Principalmente, há casais que encontraram, nesse período, a oportunidade para rezar juntos, para praticar melhor a sua fé. Juntos, de corações unidos, estão superando todos os terríveis desafios que essa pandemia nos impõe.
Qual é a memória dessa pandemia que estamos gravando em nossos filhos? O que ficará gravado na mente deles? Ficará gravado em seus corações discussões e mau humor, ou ficará gravado a vivência de fé na Divina Providência, de amor, respeito, fé e esperança que venceremos juntos, custe o que custar?
O amor vem de Deus
Para concluir, gostaria de lembrar que o amor provém de Deus. Todo e qualquer ser humano que deseja amar, precisa aprender isso de Deus e estar vinculado, de alguma forma, a Ele. A oração, os sacramentos são formas pelas quais nos unimos a Deus e Dele recebemos o amor que partilhamos. Jesus deu a maior prova de amor que possa existir: Entregar a sua vida por todos nós, por amor. Em tudo, tudo mesmo, o que sentimos e o que fazemos, deve ter o selo do amor, como diz São Paulo em sua carta a Coríntios (1 Co 13, 1-13):
“Mesmo que eu falasse a língua dos anjos, mesmo que eu tivesse todo o conhecimento, mesmo que desse tudo o que tenho aos pobres e entregasse o meu corpo para ser queimado, se eu não tiver amor, de nada serve, porque o amor é paciente, o amor é bondoso, o amor não tem inveja, não se vangloria, não tem orgulho, não maltrata, não procura os seus interesses, não se ira facilmente, nem tampouco guarda rancor, não se alegra com a injustiça, mas ao contrário, o amor se alegra com a verdade, porque tudo sofre, tudo crê, tudo espera e tudo suporta”.
“O amor jamais acabará”.
Simplesmente porque Deus é amor e Deus vive para sempre. Ele é o alfa e o ômega, o princípio e o fim.

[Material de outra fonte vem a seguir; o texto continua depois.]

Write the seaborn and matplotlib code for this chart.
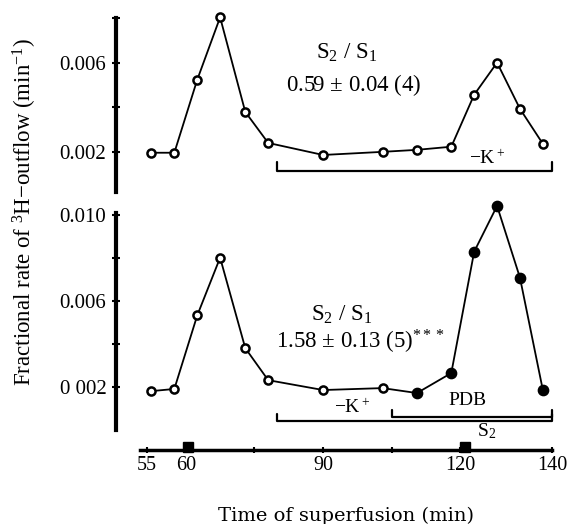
import numpy as np
import pandas as pd
import matplotlib
matplotlib.use('Agg')
import matplotlib.pyplot as plt
import seaborn as sns

# time of superfusion (min) for each fraction
time_top = [52.5, 57.5, 62.5, 67.5, 73, 78, 90, 103, 110.5, 118, 123, 128, 133, 138]
time_bot = [52.5, 57.5, 62.5, 67.5, 73, 78, 90, 103, 110.5, 118, 123, 128, 133, 138]

# fractional rate of 3H-outflow (min-1)
rate_top = [0.00196, 0.00196, 0.00523, 0.00803, 0.00379, 0.00240, 0.00186,
            0.00200, 0.00209, 0.00223, 0.00456, 0.00600, 0.00393, 0.00236]
rate_bot = [0.00181, 0.00191, 0.00533, 0.00802, 0.00381, 0.00232, 0.00186,
            0.00195, 0.00172, 0.00265, 0.00830, 0.01043, 0.00709, 0.00186]
# PDB present -> filled symbol
pdb_bot = [False] * 8 + [True] * 6

# -K+ and PDB periods, stimulation times
k_free_top = (80, 140)
k_free_bot = (80, 140)
pdb_period = (105, 140)
stim_times = [60.5, 121]

xtick_pos = [51.5, 60, 75, 90, 105, 120, 140]
xtick_lab = ['55', '60', '', '90', '', '120', '140']

top_text = ['S$_2$ / S$_1$', '0.59 $\\pm$ 0.04 (4)']
bot_text = ['S$_2$ / S$_1$', '1.58 $\\pm$ 0.13 (5)$^{***}$']

sns.set_theme(style='ticks')
plt.rcParams['font.family'] = ['Liberation Serif', 'DejaVu Serif']
plt.rcParams['mathtext.fontset'] = 'custom'
plt.rcParams['mathtext.rm'] = 'Liberation Serif'
plt.rcParams['mathtext.it'] = 'Liberation Serif:italic'
plt.rcParams['mathtext.bf'] = 'Liberation Serif:bold'
for k in ('axes.edgecolor', 'text.color', 'xtick.color', 'ytick.color',
          'axes.labelcolor'):
    plt.rcParams[k] = 'black'

W, H = 578, 524
fig = plt.figure(figsize=(W / 100, H / 100), dpi=100)

def fr(x0, y0, x1, y1):
    # pixel box -> figure fraction
    return [x0 / W, 1 - y1 / H, (x1 - x0) / W, (y1 - y0) / H]

ax1 = fig.add_axes(fr(140, 18, 552, 192))
ax2 = fig.add_axes(fr(140, 213, 552, 430))
axt = fig.add_axes(fr(140, 440, 552, 450))

lw = 1.3
for ax, t, r in [(ax1, time_top, rate_top), (ax2, time_bot, rate_bot)]:
    sns.lineplot(x=t, y=r, ax=ax, color='black', linewidth=lw, sort=False,
                 clip_on=False)

# open symbols
sns.scatterplot(x=time_top, y=rate_top, ax=ax1, s=34, color='white',
                edgecolor='black', linewidth=1.8, zorder=3, clip_on=False)
df = pd.DataFrame({'t': time_bot, 'r': rate_bot, 'pdb': pdb_bot})
sns.scatterplot(data=df[~df.pdb], x='t', y='r', ax=ax2, s=34, color='white',
                edgecolor='black', linewidth=1.8, zorder=3, clip_on=False)
sns.scatterplot(data=df[df.pdb], x='t', y='r', ax=ax2, s=55, color='black',
                edgecolor='black', linewidth=1, zorder=3, clip_on=False)

ax1.set_xlim(50, 140)
ax2.set_xlim(50, 140)
axt.set_xlim(50, 140)
ax1.set_ylim(0.0002, 0.008)
ax2.set_ylim(0.0, 0.0101)

off = 24 * 0.72
for ax in (ax1, ax2):
    for s in ('top', 'right', 'bottom'):
        ax.spines[s].set_visible(False)
    ax.spines['left'].set_position(('outward', off))
    ax.spines['left'].set_linewidth(3)
    ax.set_xticks([])
    ax.set_xlabel('')
    ax.set_ylabel('')
    ax.tick_params(axis='y', direction='inout', length=6, width=1.5,
                   labelsize=15, pad=4)

ax1.set_yticks([0.002, 0.004, 0.006, 0.008])
ax1.set_yticklabels(['0.002', '', '0.006', ''])
ax2.set_yticks([0.002, 0.004, 0.006, 0.008, 0.010])
ax2.set_yticklabels(['0 002', '', '0.006', '', '0.010'])

# time axis
axt.set_ylim(0, 1)
for s in ('top', 'right', 'left'):
    axt.spines[s].set_visible(False)
axt.spines['bottom'].set_linewidth(2.5)
axt.set_yticks([])
axt.set_xticks(xtick_pos)
axt.set_xticklabels(xtick_lab)
axt.tick_params(axis='x', direction='inout', length=5, width=1.5,
                labelsize=14.5, pad=2)
axt.plot(stim_times, [0.35] * len(stim_times), 's', color='black',
         markersize=7, clip_on=False)
axt.set_xlabel('Time of superfusion (min)', fontsize=14,
               fontfamily='DejaVu Serif', labelpad=23)

# brackets
def bracket(ax, span, y, h):
    ax.plot([span[0], span[0], span[1], span[1]], [y + h, y, y, y + h],
            color='black', linewidth=1.6, clip_on=False)

bracket(ax1, k_free_top, 0.00114, 0.0004)
bracket(ax2, k_free_bot, 0.00042, 0.00033)
bracket(ax2, pdb_period, 0.00060, 0.00035)

# annotations
ax1.text(0.502, 0.80, top_text[0], transform=ax1.transAxes, ha='center',
         va='center', fontsize=16.5)
ax1.text(0.519, 0.615, top_text[1], transform=ax1.transAxes, ha='center',
         va='center', fontsize=16.5)
ax1.text(0.842, 0.19, '$-$K$^+$', transform=ax1.transAxes, ha='center',
         va='center', fontsize=14)
ax2.text(0.49, 0.53, bot_text[0], transform=ax2.transAxes, ha='center',
         va='center', fontsize=16.5)
ax2.text(0.534, 0.405, bot_text[1], transform=ax2.transAxes, ha='center',
         va='center', fontsize=16.5)
ax2.text(0.515, 0.101, '$-$K$^+$', transform=ax2.transAxes, ha='center',
         va='center', fontsize=14)
ax2.text(0.794, 0.138, 'PDB', transform=ax2.transAxes, ha='center',
         va='center', fontsize=14)
ax2.text(0.842, -0.005, 'S$_2$', transform=ax2.transAxes, ha='center',
         va='center', fontsize=14)

fig.text(25 / W, 1 - 212 / H, 'Fractional rate of $^3$H$-$outflow (min$^{-1}$)',
         rotation=90, ha='center', va='center', fontsize=16.5)

fig.savefig('out.png', dpi=100)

Não sou perfeito, longe disso. Considero-me um servo dos mais imprestáveis, mas servo. Ainda preciso muito aprender a amar, dia a dia. Amar sempre e até o fim, sem jamais desistir.
Venha conosco nesse anseio: amar!
Que colocação formidável sobre o matrimônio e a pandemia. Aqui em casa já foi um pouco diferente… marido aposentado e eu trabalho como pedagoga. Com início da pandemia, trouxe meu trabalho pra dentro de casa. Foram dias horríveis e tensos, pois a educação foi transformada inteiramente a distância. Com muito trabalho, que eu tinha e tenho que administrar com os da casa. Tivemos dias bem conflituosos, mas seguros na fé, vamos confiando e nos alimentando desse amor decisão.
Bênçãos da MTA
Excelente colocação a respeito do momento atual em que vivemos. Tempos difíceis e desafiantes, contudo, uma oportunidade única para crescermos como pessoas, analisando tudo à luz da fé. Em nossa família estamos procurando viver mais intensamente cada momento, valorizando as pequenas coisas e gestos que antes passavam despercebidos. Também está sendo uma ótima oportunidade para lermos mais e aprofundar nossos conhecimentos sobre a espiritualidade de Shoenstatt. Que a nossa querida Mãe e Rainha abençoe a todos nós!